Em poucas linhas: Griffin é um cientista genial que inventa uma fórmula da invisibilidade que se utiliza de princípios ópticos e índices de refração. Obcecado em completar suas experiências, ele não espera pela criação de um antídoto antes de testar a fórmula em si mesmo e não demora muito para perceber que o lado prático de ser invisível não é a maravilha que ele imaginava. Determinado a encontrar uma solução para seus problemas, ele se disfarça com bandagens, roupas, chapéu, óculos e nariz postiço, se hospeda num vilarejo do interior e recomeça seus estudos e experimentos. A estranheza e irascibilidade de Griffin, contudo, colidem com a curiosidade e desconfiança dos habitantes da vila e não demora para que seu segredo seja descoberto e uma série de confusões daí decorram.

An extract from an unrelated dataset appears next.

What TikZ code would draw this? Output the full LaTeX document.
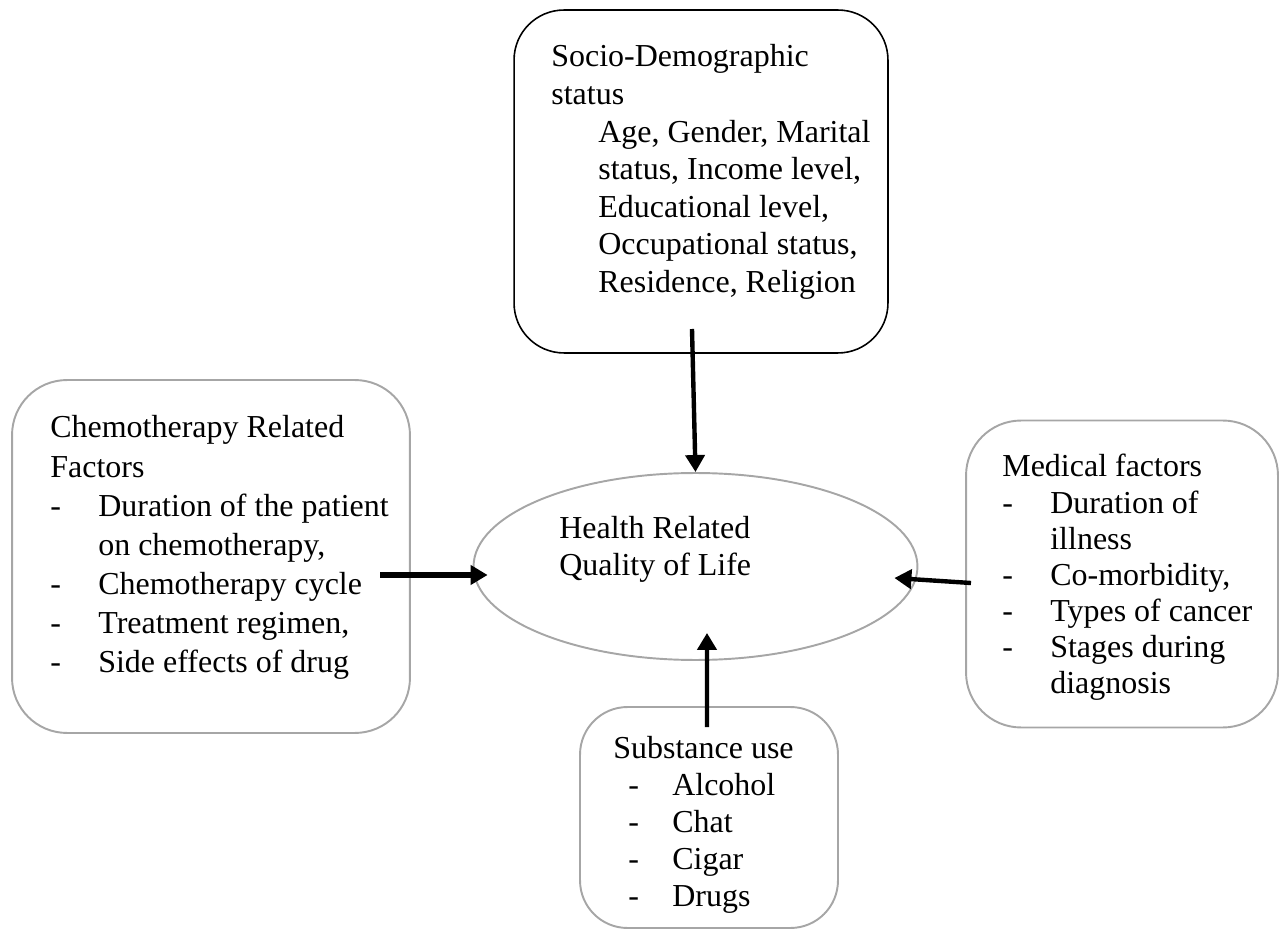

Falei ali em cima sobre expectativas. Pois bem, comecei sob a impressão de que a obra de Wells era uma história de horror. De fato, há um elemento de terror aqui, mas eis a questão: usamos comumente terror e horror como sinônimos, e eles não são. O terror vem da expectativa, da construção psicológica de uma situação que te induz à ansiedade; o horror, por sua vez, é a repulsa que vem após presenciarmos algo assustador. Gosto, aliás, da explicação das autoras de Monster, She Wrote, parafraseando um ensaio de Ann Radcliffe, de 1826: o terror é “estar à beira do precipício, sentindo tanto medo como a esmagadora beleza da cena diante de si”, ao passo que o horror “te empurra do precipício, não deixando qualquer apreciação para a beleza ou o sublime, apenas o medo cego, seguido por sangue e vísceras”.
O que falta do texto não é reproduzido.